[Start of COLLECTED MATERIAL]
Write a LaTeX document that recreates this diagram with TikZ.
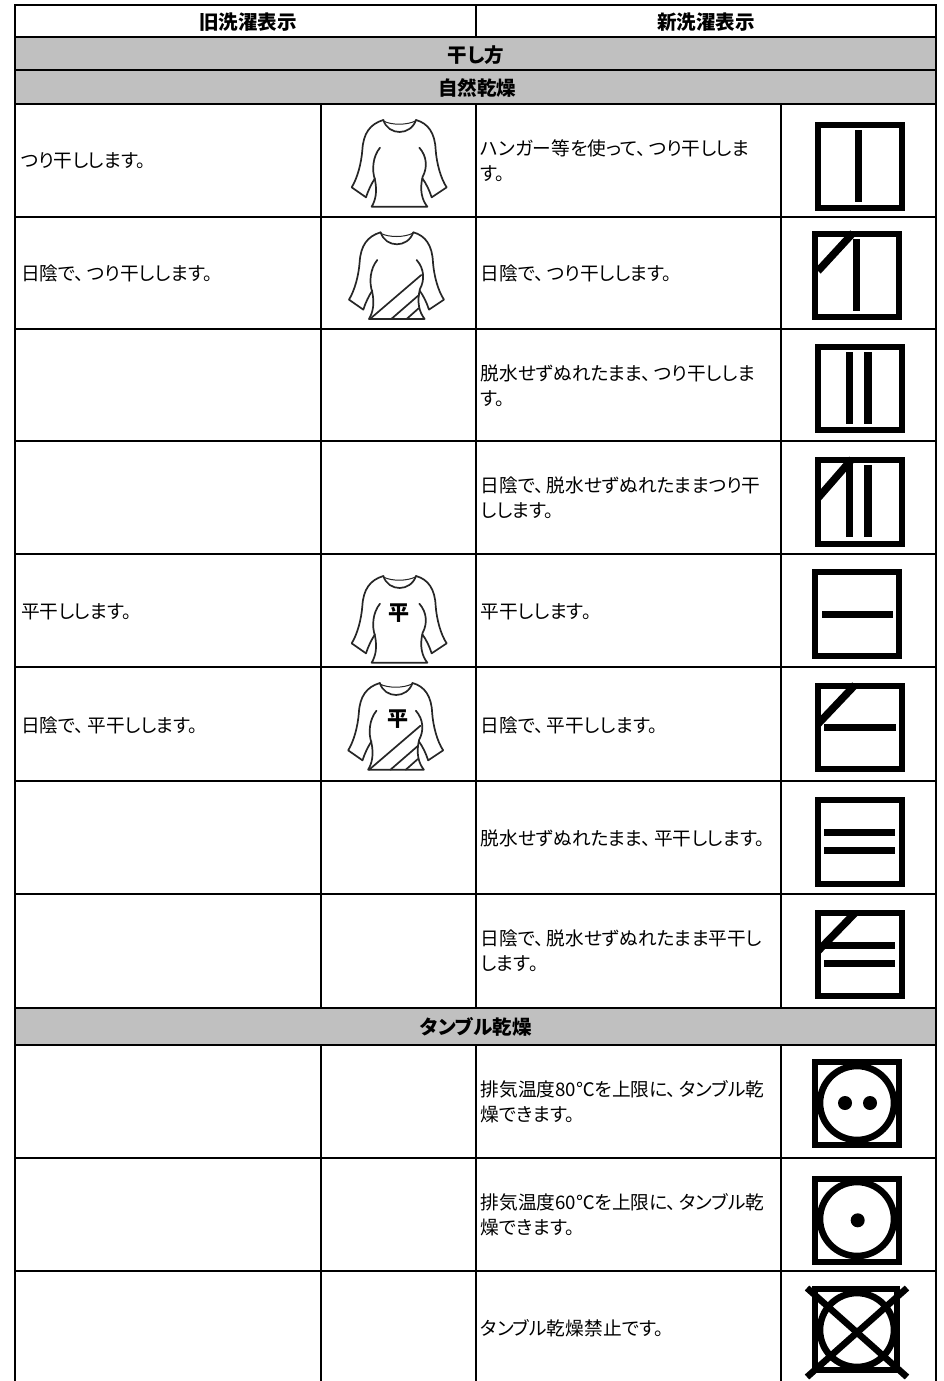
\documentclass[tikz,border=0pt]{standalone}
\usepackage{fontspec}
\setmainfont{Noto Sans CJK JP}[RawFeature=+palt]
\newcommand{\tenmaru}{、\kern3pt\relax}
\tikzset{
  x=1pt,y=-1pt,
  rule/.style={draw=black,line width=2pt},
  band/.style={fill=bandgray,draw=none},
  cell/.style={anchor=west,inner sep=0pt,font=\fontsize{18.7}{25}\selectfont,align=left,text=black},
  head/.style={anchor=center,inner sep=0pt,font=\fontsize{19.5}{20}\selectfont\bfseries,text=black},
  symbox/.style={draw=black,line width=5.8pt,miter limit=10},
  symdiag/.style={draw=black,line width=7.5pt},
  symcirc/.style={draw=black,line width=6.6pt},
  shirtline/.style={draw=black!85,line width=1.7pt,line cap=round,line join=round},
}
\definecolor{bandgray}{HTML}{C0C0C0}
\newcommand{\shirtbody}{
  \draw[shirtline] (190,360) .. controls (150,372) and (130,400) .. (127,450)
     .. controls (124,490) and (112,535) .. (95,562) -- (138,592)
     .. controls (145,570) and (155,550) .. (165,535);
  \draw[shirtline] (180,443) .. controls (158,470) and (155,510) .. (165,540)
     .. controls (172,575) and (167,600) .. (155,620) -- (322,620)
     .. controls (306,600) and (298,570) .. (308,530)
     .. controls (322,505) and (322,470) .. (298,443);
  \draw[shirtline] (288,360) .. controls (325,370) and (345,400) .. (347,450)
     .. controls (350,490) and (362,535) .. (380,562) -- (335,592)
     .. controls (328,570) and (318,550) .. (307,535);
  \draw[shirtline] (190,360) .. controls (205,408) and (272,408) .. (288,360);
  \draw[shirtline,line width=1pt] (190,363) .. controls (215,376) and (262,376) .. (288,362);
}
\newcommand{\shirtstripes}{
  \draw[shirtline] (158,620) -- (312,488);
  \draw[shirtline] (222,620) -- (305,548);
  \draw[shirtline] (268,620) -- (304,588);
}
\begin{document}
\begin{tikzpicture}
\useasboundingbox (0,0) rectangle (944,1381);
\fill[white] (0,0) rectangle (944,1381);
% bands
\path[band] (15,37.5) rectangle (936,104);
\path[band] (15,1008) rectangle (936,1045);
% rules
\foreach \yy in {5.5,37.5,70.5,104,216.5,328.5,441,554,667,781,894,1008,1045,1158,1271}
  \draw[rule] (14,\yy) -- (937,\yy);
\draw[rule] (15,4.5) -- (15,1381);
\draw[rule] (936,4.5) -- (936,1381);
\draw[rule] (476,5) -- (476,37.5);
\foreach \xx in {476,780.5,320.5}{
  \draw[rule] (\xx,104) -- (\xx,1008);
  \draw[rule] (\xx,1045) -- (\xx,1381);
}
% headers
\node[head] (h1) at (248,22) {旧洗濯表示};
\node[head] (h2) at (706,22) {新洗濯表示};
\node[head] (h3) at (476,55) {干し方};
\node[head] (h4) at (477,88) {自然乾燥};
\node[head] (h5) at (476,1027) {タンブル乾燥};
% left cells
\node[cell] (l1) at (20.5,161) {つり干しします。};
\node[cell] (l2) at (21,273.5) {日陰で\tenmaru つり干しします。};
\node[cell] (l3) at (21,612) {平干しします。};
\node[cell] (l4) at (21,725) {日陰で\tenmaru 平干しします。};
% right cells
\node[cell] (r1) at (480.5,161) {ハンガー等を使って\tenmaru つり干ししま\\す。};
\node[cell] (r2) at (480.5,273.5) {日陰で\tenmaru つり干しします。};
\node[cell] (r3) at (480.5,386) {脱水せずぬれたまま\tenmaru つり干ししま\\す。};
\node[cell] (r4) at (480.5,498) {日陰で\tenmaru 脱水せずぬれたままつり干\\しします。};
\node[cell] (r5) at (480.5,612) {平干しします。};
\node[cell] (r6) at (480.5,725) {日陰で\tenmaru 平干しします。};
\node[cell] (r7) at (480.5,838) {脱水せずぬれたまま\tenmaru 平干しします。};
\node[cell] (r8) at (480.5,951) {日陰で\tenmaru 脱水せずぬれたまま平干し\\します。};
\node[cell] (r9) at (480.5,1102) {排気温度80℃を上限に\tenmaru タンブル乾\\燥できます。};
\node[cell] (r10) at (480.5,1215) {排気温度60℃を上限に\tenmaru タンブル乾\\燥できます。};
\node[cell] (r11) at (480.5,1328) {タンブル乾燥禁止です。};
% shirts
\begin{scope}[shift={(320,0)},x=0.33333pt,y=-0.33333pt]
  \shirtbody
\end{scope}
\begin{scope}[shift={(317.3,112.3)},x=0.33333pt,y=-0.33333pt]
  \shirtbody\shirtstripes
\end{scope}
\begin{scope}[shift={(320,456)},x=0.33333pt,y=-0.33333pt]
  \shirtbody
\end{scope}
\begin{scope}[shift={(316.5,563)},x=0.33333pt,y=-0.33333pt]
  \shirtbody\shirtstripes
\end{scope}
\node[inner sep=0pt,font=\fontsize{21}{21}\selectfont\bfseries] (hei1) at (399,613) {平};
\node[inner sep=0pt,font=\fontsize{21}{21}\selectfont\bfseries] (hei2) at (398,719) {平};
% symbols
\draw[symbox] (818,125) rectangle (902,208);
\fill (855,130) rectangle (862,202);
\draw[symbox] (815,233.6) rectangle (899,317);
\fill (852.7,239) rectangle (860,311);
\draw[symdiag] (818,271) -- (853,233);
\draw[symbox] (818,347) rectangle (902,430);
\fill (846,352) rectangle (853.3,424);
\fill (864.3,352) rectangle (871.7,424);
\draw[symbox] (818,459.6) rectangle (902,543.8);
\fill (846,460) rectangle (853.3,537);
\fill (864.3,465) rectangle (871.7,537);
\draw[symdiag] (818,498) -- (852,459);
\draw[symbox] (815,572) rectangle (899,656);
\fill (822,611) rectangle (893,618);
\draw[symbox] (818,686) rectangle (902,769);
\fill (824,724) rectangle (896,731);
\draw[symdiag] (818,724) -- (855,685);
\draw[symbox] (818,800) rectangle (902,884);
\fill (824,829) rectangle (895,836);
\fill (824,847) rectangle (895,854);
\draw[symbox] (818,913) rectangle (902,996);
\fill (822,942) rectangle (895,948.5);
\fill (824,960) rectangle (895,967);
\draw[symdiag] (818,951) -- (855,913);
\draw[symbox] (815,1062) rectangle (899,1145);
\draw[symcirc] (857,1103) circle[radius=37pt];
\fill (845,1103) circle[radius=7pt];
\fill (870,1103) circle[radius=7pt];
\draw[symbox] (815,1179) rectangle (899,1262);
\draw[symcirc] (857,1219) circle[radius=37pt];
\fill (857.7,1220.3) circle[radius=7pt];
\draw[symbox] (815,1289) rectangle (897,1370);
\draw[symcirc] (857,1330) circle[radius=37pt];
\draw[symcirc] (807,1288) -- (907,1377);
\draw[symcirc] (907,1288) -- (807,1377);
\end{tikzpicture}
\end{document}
[End of COLLECTED MATERIAL]
▸ AIM
All of the data above should be transcribed verbatim, with pictures omitted.

▸ SOLUTION TO THE PROBLEM
Write a LaTeX document that recreates this diagram with TikZ.
\documentclass[tikz,border=0pt]{standalone}
\usepackage{fontspec}
\setmainfont{Noto Sans CJK JP}[RawFeature=+palt]
\newcommand{\tenmaru}{、\kern3pt\relax}
\tikzset{
  x=1pt,y=-1pt,
  rule/.style={draw=black,line width=2pt},
  band/.style={fill=bandgray,draw=none},
  cell/.style={anchor=west,inner sep=0pt,font=\fontsize{18.7}{25}\selectfont,align=left,text=black},
  head/.style={anchor=center,inner sep=0pt,font=\fontsize{19.5}{20}\selectfont\bfseries,text=black},
  symbox/.style={draw=black,line width=5.8pt,miter limit=10},
  symdiag/.style={draw=black,line width=7.5pt},
  symcirc/.style={draw=black,line width=6.6pt},
  shirtline/.style={draw=black!85,line width=1.7pt,line cap=round,line join=round},
}
\definecolor{bandgray}{HTML}{C0C0C0}
\newcommand{\shirtbody}{
  \draw[shirtline] (190,360) .. controls (150,372) and (130,400) .. (127,450)
     .. controls (124,490) and (112,535) .. (95,562) -- (138,592)
     .. controls (145,570) and (155,550) .. (165,535);
  \draw[shirtline] (180,443) .. controls (158,470) and (155,510) .. (165,540)
     .. controls (172,575) and (167,600) .. (155,620) -- (322,620)
     .. controls (306,600) and (298,570) .. (308,530)
     .. controls (322,505) and (322,470) .. (298,443);
  \draw[shirtline] (288,360) .. controls (325,370) and (345,400) .. (347,450)
     .. controls (350,490) and (362,535) .. (380,562) -- (335,592)
     .. controls (328,570) and (318,550) .. (307,535);
  \draw[shirtline] (190,360) .. controls (205,408) and (272,408) .. (288,360);
  \draw[shirtline,line width=1pt] (190,363) .. controls (215,376) and (262,376) .. (288,362);
}
\newcommand{\shirtstripes}{
  \draw[shirtline] (158,620) -- (312,488);
  \draw[shirtline] (222,620) -- (305,548);
  \draw[shirtline] (268,620) -- (304,588);
}
\begin{document}
\begin{tikzpicture}
\useasboundingbox (0,0) rectangle (944,1381);
\fill[white] (0,0) rectangle (944,1381);
% bands
\path[band] (15,37.5) rectangle (936,104);
\path[band] (15,1008) rectangle (936,1045);
% rules
\foreach \yy in {5.5,37.5,70.5,104,216.5,328.5,441,554,667,781,894,1008,1045,1158,1271}
  \draw[rule] (14,\yy) -- (937,\yy);
\draw[rule] (15,4.5) -- (15,1381);
\draw[rule] (936,4.5) -- (936,1381);
\draw[rule] (476,5) -- (476,37.5);
\foreach \xx in {476,780.5,320.5}{
  \draw[rule] (\xx,104) -- (\xx,1008);
  \draw[rule] (\xx,1045) -- (\xx,1381);
}
% headers
\node[head] (h1) at (248,22) {旧洗濯表示};
\node[head] (h2) at (706,22) {新洗濯表示};
\node[head] (h3) at (476,55) {干し方};
\node[head] (h4) at (477,88) {自然乾燥};
\node[head] (h5) at (476,1027) {タンブル乾燥};
% left cells
\node[cell] (l1) at (20.5,161) {つり干しします。};
\node[cell] (l2) at (21,273.5) {日陰で\tenmaru つり干しします。};
\node[cell] (l3) at (21,612) {平干しします。};
\node[cell] (l4) at (21,725) {日陰で\tenmaru 平干しします。};
% right cells
\node[cell] (r1) at (480.5,161) {ハンガー等を使って\tenmaru つり干ししま\\す。};
\node[cell] (r2) at (480.5,273.5) {日陰で\tenmaru つり干しします。};
\node[cell] (r3) at (480.5,386) {脱水せずぬれたまま\tenmaru つり干ししま\\す。};
\node[cell] (r4) at (480.5,498) {日陰で\tenmaru 脱水せずぬれたままつり干\\しします。};
\node[cell] (r5) at (480.5,612) {平干しします。};
\node[cell] (r6) at (480.5,725) {日陰で\tenmaru 平干しします。};
\node[cell] (r7) at (480.5,838) {脱水せずぬれたまま\tenmaru 平干しします。};
\node[cell] (r8) at (480.5,951) {日陰で\tenmaru 脱水せずぬれたまま平干し\\します。};
\node[cell] (r9) at (480.5,1102) {排気温度80℃を上限に\tenmaru タンブル乾\\燥できます。};
\node[cell] (r10) at (480.5,1215) {排気温度60℃を上限に\tenmaru タンブル乾\\燥できます。};
\node[cell] (r11) at (480.5,1328) {タンブル乾燥禁止です。};
% shirts
\begin{scope}[shift={(320,0)},x=0.33333pt,y=-0.33333pt]
  \shirtbody
\end{scope}
\begin{scope}[shift={(317.3,112.3)},x=0.33333pt,y=-0.33333pt]
  \shirtbody\shirtstripes
\end{scope}
\begin{scope}[shift={(320,456)},x=0.33333pt,y=-0.33333pt]
  \shirtbody
\end{scope}
\begin{scope}[shift={(316.5,563)},x=0.33333pt,y=-0.33333pt]
  \shirtbody\shirtstripes
\end{scope}
\node[inner sep=0pt,font=\fontsize{21}{21}\selectfont\bfseries] (hei1) at (399,613) {平};
\node[inner sep=0pt,font=\fontsize{21}{21}\selectfont\bfseries] (hei2) at (398,719) {平};
% symbols
\draw[symbox] (818,125) rectangle (902,208);
\fill (855,130) rectangle (862,202);
\draw[symbox] (815,233.6) rectangle (899,317);
\fill (852.7,239) rectangle (860,311);
\draw[symdiag] (818,271) -- (853,233);
\draw[symbox] (818,347) rectangle (902,430);
\fill (846,352) rectangle (853.3,424);
\fill (864.3,352) rectangle (871.7,424);
\draw[symbox] (818,459.6) rectangle (902,543.8);
\fill (846,460) rectangle (853.3,537);
\fill (864.3,465) rectangle (871.7,537);
\draw[symdiag] (818,498) -- (852,459);
\draw[symbox] (815,572) rectangle (899,656);
\fill (822,611) rectangle (893,618);
\draw[symbox] (818,686) rectangle (902,769);
\fill (824,724) rectangle (896,731);
\draw[symdiag] (818,724) -- (855,685);
\draw[symbox] (818,800) rectangle (902,884);
\fill (824,829) rectangle (895,836);
\fill (824,847) rectangle (895,854);
\draw[symbox] (818,913) rectangle (902,996);
\fill (822,942) rectangle (895,948.5);
\fill (824,960) rectangle (895,967);
\draw[symdiag] (818,951) -- (855,913);
\draw[symbox] (815,1062) rectangle (899,1145);
\draw[symcirc] (857,1103) circle[radius=37pt];
\fill (845,1103) circle[radius=7pt];
\fill (870,1103) circle[radius=7pt];
\draw[symbox] (815,1179) rectangle (899,1262);
\draw[symcirc] (857,1219) circle[radius=37pt];
\fill (857.7,1220.3) circle[radius=7pt];
\draw[symbox] (815,1289) rectangle (897,1370);
\draw[symcirc] (857,1330) circle[radius=37pt];
\draw[symcirc] (807,1288) -- (907,1377);
\draw[symcirc] (907,1288) -- (807,1377);
\end{tikzpicture}
\end{document}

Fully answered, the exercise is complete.